*Work instructions:*
Take the lines from the head of the listing through the one bearing "12, 13, 14];" and copy them exactly, leaving every picture out.

- - - -

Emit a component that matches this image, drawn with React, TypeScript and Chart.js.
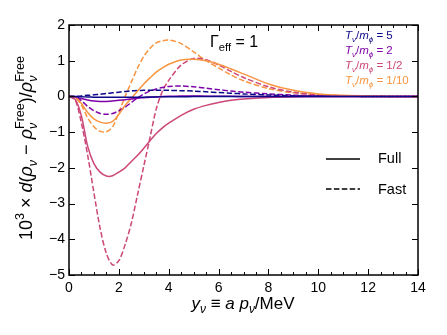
import React, { useEffect, useRef } from "react";
import { Chart, registerables } from "chart.js";

Chart.register(...registerables);

// ---------- data ----------
const yGrid = [0, 0.25, 0.5, 0.75, 1, 1.25, 1.5, 1.75, 2, 2.25, 2.5, 2.75, 3, 3.25, 3.5, 3.75, 4, 4.5, 5, 5.5, 6, 6.5, 7, 8, 9, 10, 11, 12, 13, 14];

// T/m = 5
const full5 = [0, -0.005, -0.01, -0.015, -0.02, -0.025, -0.025, -0.025, -0.025, -0.025, -0.02, -0.02, -0.02, -0.015, -0.015, -0.01, -0.01, -0.01, -0.005, -0.005, 0, 0, 0, 0, 0, 0, 0, 0, 0, 0];
const fast5 = [0, 0.005, 0.015, 0.03, 0.045, 0.06, 0.08, 0.1, 0.12, 0.14, 0.155, 0.165, 0.17, 0.173, 0.175, 0.174, 0.17, 0.16, 0.15, 0.13, 0.11, 0.09, 0.07, 0.04, 0.02, 0.01, 0.005, 0, 0, 0];
// T/m = 2
const full2 = [0, -0.01, -0.06, -0.1, -0.13, -0.14, -0.14, -0.13, -0.11, -0.09, -0.07, -0.05, -0.035, -0.02, -0.01, 0, 0.005, 0.01, 0.01, 0.008, 0.005, 0.003, 0, 0, 0, 0, 0, 0, 0, 0];
const fast2 = [0, -0.02, -0.12, -0.28, -0.4, -0.48, -0.5, -0.48, -0.4, -0.3, -0.17, -0.04, 0.07, 0.15, 0.21, 0.25, 0.28, 0.29, 0.27, 0.23, 0.19, 0.15, 0.12, 0.07, 0.035, 0.015, 0.005, 0, 0, 0];
// T/m = 1/2
const fullHalf = [0, -0.08, -0.55, -1.4, -1.88, -2.12, -2.23, -2.22, -2.12, -2.0, -1.82, -1.65, -1.45, -1.24, -1.04, -0.88, -0.75, -0.53, -0.36, -0.25, -0.17, -0.11, -0.07, -0.03, -0.01, 0, 0, 0, 0, 0];
const fastHalf = [0, -0.1, -0.75, -1.65, -2.7, -3.7, -4.4, -4.72, -4.6, -4.15, -3.55, -2.75, -1.95, -1.15, -0.35, 0.15, 0.45, 0.88, 1.06, 1.03, 0.88, 0.7, 0.53, 0.27, 0.12, 0.05, 0.02, 0.01, 0, 0];
// T/m = 1/10
const fullTenth = [0, -0.02, -0.2, -0.45, -0.63, -0.72, -0.75, -0.7, -0.5, -0.25, -0.05, 0.15, 0.35, 0.52, 0.68, 0.8, 0.9, 1.02, 1.04, 1.0, 0.9, 0.77, 0.63, 0.35, 0.17, 0.07, 0.03, 0.01, 0, 0];
const fastTenth = [0, -0.03, -0.25, -0.6, -0.85, -0.98, -0.99, -0.85, -0.45, 0.0, 0.4, 0.8, 1.12, 1.35, 1.5, 1.56, 1.58, 1.48, 1.25, 1.0, 0.8, 0.6, 0.44, 0.22, 0.1, 0.04, 0.015, 0.005, 0, 0];

const seriesLabels = ["5", "2", "1/2", "1/10"];
const seriesColors = ["#0d0887", "#7e03a8", "#cc4778", "#f89540"];
const fullSeries = [full5, full2, fullHalf, fullTenth];
const fastSeries = [fast5, fast2, fastHalf, fastTenth];

const xTicks = [0, 2, 4, 6, 8, 10, 12, 14];
const yTicks = [-5, -4, -3, -2, -1, 0, 1, 2];

const FONT = '"Liberation Sans", Arial, Helvetica, sans-serif';

type Run = { t: string; it?: boolean; sub?: string; sup?: string; subIt?: boolean };

function fnt(size: number, it?: boolean) {
  return `${it ? "italic " : ""}${Math.round(size * 10) / 10}px ${FONT}`;
}

function runsWidth(ctx: CanvasRenderingContext2D, runs: Run[], size: number) {
  let w = 0;
  for (const r of runs) {
    ctx.font = fnt(size, r.it);
    w += ctx.measureText(r.t).width;
    let ew = 0;
    if (r.sub) {
      ctx.font = fnt(size * 0.7, r.subIt);
      ew = Math.max(ew, ctx.measureText(r.sub).width);
    }
    if (r.sup) {
      ctx.font = fnt(size * 0.7);
      ew = Math.max(ew, ctx.measureText(r.sup).width);
    }
    w += ew;
  }
  return w;
}

function drawRuns(ctx: CanvasRenderingContext2D, runs: Run[], x: number, y: number, size: number, color: string) {
  ctx.fillStyle = color;
  ctx.textBaseline = "alphabetic";
  ctx.textAlign = "left";
  let cx = x;
  for (const r of runs) {
    ctx.font = fnt(size, r.it);
    ctx.fillText(r.t, cx, y);
    cx += ctx.measureText(r.t).width;
    let ew = 0;
    if (r.sub) {
      ctx.font = fnt(size * 0.7, r.subIt);
      ctx.fillText(r.sub, cx, y + size * 0.25);
      ew = Math.max(ew, ctx.measureText(r.sub).width);
    }
    if (r.sup) {
      ctx.font = fnt(size * 0.7);
      ctx.fillText(r.sup, cx, y - size * 0.42);
      ew = Math.max(ew, ctx.measureText(r.sup).width);
    }
    cx += ew;
  }
  return cx - x;
}

const decorPlugin = {
  id: "decor",
  afterDraw(chart: any) {
    const ctx: CanvasRenderingContext2D = chart.ctx;
    const { left, right, top, bottom } = chart.chartArea;
    const xs = chart.scales.x;
    const ys = chart.scales.y;
    ctx.save();
    // frame
    ctx.strokeStyle = "#000";
    ctx.lineWidth = 1.5;
    ctx.strokeRect(left, top, right - left, bottom - top);
    // ticks
    ctx.lineWidth = 1;
    ctx.beginPath();
    for (let v = 0; v <= 14.001; v += 0.5) {
      const px = Math.round(xs.getPixelForValue(v)) + 0.5;
      const len = Math.abs(v % 2) < 1e-6 ? 6 : 3;
      ctx.moveTo(px, bottom);
      ctx.lineTo(px, bottom - len);
      ctx.moveTo(px, top);
      ctx.lineTo(px, top + len);
    }
    for (const v of yTicks) {
      const py = Math.round(ys.getPixelForValue(v)) + 0.5;
      ctx.moveTo(left, py);
      ctx.lineTo(left + 6, py);
      ctx.moveTo(right, py);
      ctx.lineTo(right - 6, py);
    }
    ctx.stroke();

    // Gamma_eff label
    drawRuns(ctx, [{ t: "Γ", sub: "eff" }, { t: " = 1" }], 210, 47, 16, "#000");

    // series legend
    seriesLabels.forEach((lab, i) => {
      drawRuns(
        ctx,
        [
          { t: "T", it: true, sub: "ν", subIt: true },
          { t: "/" },
          { t: "m", it: true, sub: "ϕ", subIt: true },
          { t: " = " + lab },
        ],
        345,
        39 + i * 15,
        11.5,
        seriesColors[i]
      );
    });

    // Full / Fast legend
    ctx.strokeStyle = "#000";
    ctx.lineWidth = 1.5;
    ctx.setLineDash([]);
    ctx.beginPath();
    ctx.moveTo(326, 159);
    ctx.lineTo(360, 159);
    ctx.stroke();
    ctx.setLineDash([5.5, 2.4]);
    ctx.beginPath();
    ctx.moveTo(326, 189);
    ctx.lineTo(360, 189);
    ctx.stroke();
    ctx.setLineDash([]);
    ctx.fillStyle = "#000";
    ctx.font = fnt(14.5);
    ctx.textBaseline = "middle";
    ctx.textAlign = "left";
    ctx.fillText("Full", 378, 159);
    ctx.fillText("Fast", 378, 190);

    // x title
    const xRuns: Run[] = [
      { t: "y", it: true, sub: "ν", subIt: true },
      { t: " ≡ " },
      { t: "a", it: true },
      { t: " " },
      { t: "p", it: true, sub: "ν", subIt: true },
      { t: "/MeV" },
    ];
    const xw = runsWidth(ctx, xRuns, 17);
    drawRuns(ctx, xRuns, 243 - xw / 2, 309, 17, "#000");

    // y title
    const yRuns: Run[] = [
      { t: "10", sup: "3" },
      { t: " × " },
      { t: "d", it: true },
      { t: "(" },
      { t: "ρ", it: true, sub: "ν", subIt: true },
      { t: " − " },
      { t: "ρ", it: true, sub: "ν", subIt: true, sup: "Free" },
      { t: ")/" },
      { t: "ρ", it: true, sub: "ν", subIt: true, sup: "Free" },
    ];
    const yw = runsWidth(ctx, yRuns, 18);
    ctx.save();
    ctx.translate(32, 148);
    ctx.rotate(-Math.PI / 2);
    drawRuns(ctx, yRuns, -yw / 2, 0, 18, "#000");
    ctx.restore();

    ctx.restore();
  },
};

export default function App() {
  const ref = useRef<HTMLCanvasElement | null>(null);
  useEffect(() => {
    if (!ref.current) return;
    const datasets: any[] = [];
    fullSeries.forEach((s, i) => {
      datasets.push({
        label: "full " + seriesLabels[i],
        data: yGrid.map((x, k) => ({ x, y: s[k] })),
        borderColor: seriesColors[i],
        borderWidth: 1.5,
        pointRadius: 0,
        tension: 0.3,
        fill: false,
      });
    });
    fastSeries.forEach((s, i) => {
      datasets.push({
        label: "fast " + seriesLabels[i],
        data: yGrid.map((x, k) => ({ x, y: s[k] })),
        borderColor: seriesColors[i],
        borderWidth: 1.5,
        borderDash: [5.5, 2.4],
        pointRadius: 0,
        tension: 0.3,
        fill: false,
      });
    });
    const chart = new Chart(ref.current, {
      type: "line",
      data: { datasets },
      options: {
        animation: false,
        responsive: false,
        maintainAspectRatio: false,
        devicePixelRatio: 1,
        layout: { padding: { left: 0, right: 29, top: 25, bottom: 0 } },
        plugins: { legend: { display: false }, tooltip: { enabled: false } },
        scales: {
          x: {
            type: "linear",
            min: 0,
            max: 14,
            afterFit: (s: any) => {
              s.height = 60;
            },
            afterBuildTicks: (s: any) => {
              s.ticks = xTicks.map((v) => ({ value: v }));
            },
            grid: { display: false, drawTicks: false },
            border: { display: false },
            ticks: {
              font: { family: FONT, size: 14 },
              color: "#000",
              padding: 5,
              maxRotation: 0,
              autoSkip: false,
              callback: (v: any) => String(v),
            },
          },
          y: {
            type: "linear",
            min: -5,
            max: 2,
            afterFit: (s: any) => {
              s.width = 69;
            },
            afterBuildTicks: (s: any) => {
              s.ticks = yTicks.map((v) => ({ value: v }));
            },
            grid: { display: false, drawTicks: false },
            border: { display: false },
            ticks: {
              font: { family: FONT, size: 14 },
              color: "#000",
              padding: 4,
              autoSkip: false,
              callback: (v: any) => String(v).replace("-", "−"),
            },
          },
        },
      },
      plugins: [decorPlugin],
    });
    return () => chart.destroy();
  }, []);
  return (
    <div style={{ position: "fixed", left: 0, top: 0, width: 447, height: 335, background: "#fff" }}>
      <canvas ref={ref} width={447} height={335} style={{ width: 447, height: 335 }} />
    </div>
  );
}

- - - -

*Solution to the exercise:*
Emit a component that matches this image, drawn with React, TypeScript and Chart.js.
import React, { useEffect, useRef } from "react";
import { Chart, registerables } from "chart.js";

Chart.register(...registerables);

// ---------- data ----------
const yGrid = [0, 0.25, 0.5, 0.75, 1, 1.25, 1.5, 1.75, 2, 2.25, 2.5, 2.75, 3, 3.25, 3.5, 3.75, 4, 4.5, 5, 5.5, 6, 6.5, 7, 8, 9, 10, 11, 12, 13, 14];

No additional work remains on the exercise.